# Is there an Aire near Dunkirk ferry terminal?



## Texas (May 9, 2005)

Hello! Can anyone tell me if there is an aire, or overnight parking near the ferry terminal at Dunkirk please. If so, do you know the costs / rules applicable?

Many thanks for any info received.


Texas


----------



## Yorky (May 10, 2005)

Hello Texas
As you roll off the ferry in Dunkirk just at the exit onto the main road there is the lorry park, ample room for everyone, or there is the car park just outside the terminal building. I've parked in both, the lorry park the most though and never had a disturbed night even though some lorries are coming and going.
If you are light sleepers then leave the terminal go up to the first roundabout as if you are going to the motorway and turn right and go down the road to Gravelines about a couple of miles. As you get to the start of the Town/village take the signs for the campsite and you will come to a large car park, safe as houses, last time I was in there just me and a French van.
Just as an aside, as you go into Gravelines from this direction you will past an entrance with a motorhome sign , indicating a possible airer, don't entertain it, I looked in last time I pasted and it resemble a bombsite.
Have a good trip, if you're in there on the 27th March I'll say hello.
Regards Eddie.


----------



## Texas (May 9, 2005)

Thanks Eddie for your reply. We will be in France the whole of July. With reference to the wagon park, do you not get woken up in the small hours by reefer engines starting up? We find that parking anywhere near wagons can be a bit sleep disturbing. What is your experience?

Texas


----------



## 88781 (May 9, 2005)

Hi Texas, the wagons start rolling (pardon the pun) around the same time you need to be up and hitting the road south!  

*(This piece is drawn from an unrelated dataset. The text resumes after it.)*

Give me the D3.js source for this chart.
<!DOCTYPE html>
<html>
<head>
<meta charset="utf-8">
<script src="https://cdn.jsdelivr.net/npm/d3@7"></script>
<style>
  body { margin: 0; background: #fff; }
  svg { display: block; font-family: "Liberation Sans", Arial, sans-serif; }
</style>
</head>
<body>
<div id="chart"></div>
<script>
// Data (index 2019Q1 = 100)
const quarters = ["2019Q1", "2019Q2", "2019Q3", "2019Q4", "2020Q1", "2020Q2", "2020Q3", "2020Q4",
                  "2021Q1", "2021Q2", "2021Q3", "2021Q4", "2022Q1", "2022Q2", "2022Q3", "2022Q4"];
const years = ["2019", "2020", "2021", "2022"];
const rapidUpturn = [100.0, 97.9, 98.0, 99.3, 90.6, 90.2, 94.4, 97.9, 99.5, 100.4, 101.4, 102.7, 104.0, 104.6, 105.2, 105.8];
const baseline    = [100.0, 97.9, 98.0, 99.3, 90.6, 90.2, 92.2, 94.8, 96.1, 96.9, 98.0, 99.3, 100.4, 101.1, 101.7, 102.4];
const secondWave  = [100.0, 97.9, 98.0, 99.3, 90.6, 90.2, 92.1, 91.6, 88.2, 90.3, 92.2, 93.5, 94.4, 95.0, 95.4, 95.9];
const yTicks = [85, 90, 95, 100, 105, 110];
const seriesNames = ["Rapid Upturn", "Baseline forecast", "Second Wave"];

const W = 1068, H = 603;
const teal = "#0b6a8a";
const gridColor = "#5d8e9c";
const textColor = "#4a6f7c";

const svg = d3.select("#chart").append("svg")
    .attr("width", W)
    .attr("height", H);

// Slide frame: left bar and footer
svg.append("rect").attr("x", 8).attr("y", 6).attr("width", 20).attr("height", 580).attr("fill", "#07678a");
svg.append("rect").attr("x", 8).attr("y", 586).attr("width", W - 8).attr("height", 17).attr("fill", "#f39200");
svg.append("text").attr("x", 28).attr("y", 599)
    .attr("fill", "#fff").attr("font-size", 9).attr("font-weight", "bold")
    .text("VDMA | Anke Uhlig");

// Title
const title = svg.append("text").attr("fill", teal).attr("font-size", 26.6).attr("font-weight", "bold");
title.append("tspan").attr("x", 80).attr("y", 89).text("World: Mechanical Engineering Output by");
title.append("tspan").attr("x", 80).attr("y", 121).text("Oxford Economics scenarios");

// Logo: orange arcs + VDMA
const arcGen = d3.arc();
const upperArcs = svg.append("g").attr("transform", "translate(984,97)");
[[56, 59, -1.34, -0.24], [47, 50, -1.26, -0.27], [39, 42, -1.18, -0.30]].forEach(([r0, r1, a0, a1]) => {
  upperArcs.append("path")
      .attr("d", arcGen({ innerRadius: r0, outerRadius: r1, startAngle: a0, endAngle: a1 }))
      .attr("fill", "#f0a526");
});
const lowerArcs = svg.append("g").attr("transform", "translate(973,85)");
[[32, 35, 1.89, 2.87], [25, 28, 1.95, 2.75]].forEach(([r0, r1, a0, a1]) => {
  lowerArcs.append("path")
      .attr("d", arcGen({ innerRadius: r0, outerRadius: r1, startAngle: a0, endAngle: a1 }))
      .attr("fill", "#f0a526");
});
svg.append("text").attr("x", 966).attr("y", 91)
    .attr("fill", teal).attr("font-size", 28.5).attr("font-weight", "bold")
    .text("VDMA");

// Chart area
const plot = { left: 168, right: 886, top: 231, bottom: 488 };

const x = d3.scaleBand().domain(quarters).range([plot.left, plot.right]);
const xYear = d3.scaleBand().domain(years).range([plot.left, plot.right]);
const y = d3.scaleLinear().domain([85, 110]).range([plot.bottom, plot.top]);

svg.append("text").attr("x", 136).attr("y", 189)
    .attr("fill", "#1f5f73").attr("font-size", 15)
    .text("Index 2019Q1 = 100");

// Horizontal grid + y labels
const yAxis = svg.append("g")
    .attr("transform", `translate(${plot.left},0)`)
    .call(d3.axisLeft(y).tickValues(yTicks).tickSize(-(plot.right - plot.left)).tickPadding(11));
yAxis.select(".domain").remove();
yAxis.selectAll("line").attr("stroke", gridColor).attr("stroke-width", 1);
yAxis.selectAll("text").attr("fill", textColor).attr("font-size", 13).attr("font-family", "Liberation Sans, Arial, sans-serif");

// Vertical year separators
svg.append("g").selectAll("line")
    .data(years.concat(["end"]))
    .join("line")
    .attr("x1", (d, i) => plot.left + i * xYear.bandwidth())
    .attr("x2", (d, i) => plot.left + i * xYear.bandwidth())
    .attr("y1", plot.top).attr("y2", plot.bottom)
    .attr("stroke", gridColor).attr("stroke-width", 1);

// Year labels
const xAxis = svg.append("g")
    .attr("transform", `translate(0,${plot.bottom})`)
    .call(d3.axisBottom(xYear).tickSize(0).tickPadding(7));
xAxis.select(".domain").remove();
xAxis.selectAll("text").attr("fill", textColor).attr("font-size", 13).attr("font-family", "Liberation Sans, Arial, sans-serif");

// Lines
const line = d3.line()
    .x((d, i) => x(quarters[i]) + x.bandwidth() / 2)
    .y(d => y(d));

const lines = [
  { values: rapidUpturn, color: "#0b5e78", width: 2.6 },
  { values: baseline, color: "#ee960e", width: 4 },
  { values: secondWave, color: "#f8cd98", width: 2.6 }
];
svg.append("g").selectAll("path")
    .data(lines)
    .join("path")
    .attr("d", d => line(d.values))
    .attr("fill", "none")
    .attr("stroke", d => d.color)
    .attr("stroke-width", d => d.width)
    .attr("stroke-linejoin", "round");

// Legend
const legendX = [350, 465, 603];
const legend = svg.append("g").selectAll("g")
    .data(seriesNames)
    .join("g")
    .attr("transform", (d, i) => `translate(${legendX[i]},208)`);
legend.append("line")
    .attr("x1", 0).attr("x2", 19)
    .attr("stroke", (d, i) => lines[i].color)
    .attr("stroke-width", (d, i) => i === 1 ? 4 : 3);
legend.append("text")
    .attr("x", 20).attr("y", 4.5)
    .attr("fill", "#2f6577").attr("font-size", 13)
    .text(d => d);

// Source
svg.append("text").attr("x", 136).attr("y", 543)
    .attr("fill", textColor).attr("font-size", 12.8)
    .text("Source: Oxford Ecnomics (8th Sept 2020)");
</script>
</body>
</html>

Best alarm clock in the world is a Volvo F16 intercooler, revving up to get the air pressure built up 8O 

Just kidding, the traffic noise ain't too bad, and does not start too early! :lol:


----------



## Texas (May 9, 2005)

I find the engines that drive the cooler plant on the fridge trailers are the most annoying...they start up at all hours through the night, to maintain the temperatures inside, and they usually run at high revs.

Texas


----------



## Yorky (May 10, 2005)

Hello Texas
The fridge motors certainly can be annoying, but they are also annoying to the wagon drivers that don't have them. Have a look around before parking up you will probably find that the fridge wagons go to one end and non fridge to the other if possible. 
Tuck yourself in between two non fridge wagons where no other wagon can park up next to you during the night.
As for my own experiences, I can sleep through a hurricane.
Regards Eddie


----------



## MOTORHOMER (May 9, 2005)

Texas said:


> I find the engines that drive the cooler plant on the fridge trailers are the most annoying...they start up at all hours through the night, to maintain the temperatures inside, and they usually run at high revs.
> 
> Texas


We found that they set our gas alarm off.

Motorhomer


----------



## 90212 (May 1, 2005)

*Overnight parking near the ferry terminal at Dunkirk*

I returned from from france late November last year via the exellent Norfolklines ferry. I was unable to park directly outside the terminal building due to a height barrier, I waited for my ferry in the HGV area, a uk lorry driver helped by keeping an eye on the van for me while I visited the terminal building to purchase a ticket. There were a lot of immigrants hanging around & a heavy French riot police presence as well. My Motorhome was searched twice by the police prior to loading & I sensed an atmosphere of tension. On the plus side there looks as if there are plenty of places to stay overnight on the approaches, I feel that its not a place I would want to spend a night wild camping on my own. I will be using this ferry again this summer & hope my experience was a one off. Please be cautious.


----------



## Texas (May 9, 2005)

> Have a look around before parking up you will probably find that the fridge wagons go to one end and non fridge to the other if possible


We already do as you have suggested, 'have a look round before we park' but, on many occassions we have found that some wagon drivers insist on parking in the Car/Caravan parking areas whilst ignoring the proper designated wagon areas...as is evident by the torn up/damaged kerb stones on the approach roads.

What looks like a nice peacefull, quiet area on arrival, can often be shattered by some idiot squeezing his wagon through the narrow approaches to the wrong parking area, then taking up at least 4 parking spaces...and it's usually a fridge unit.

Texas


----------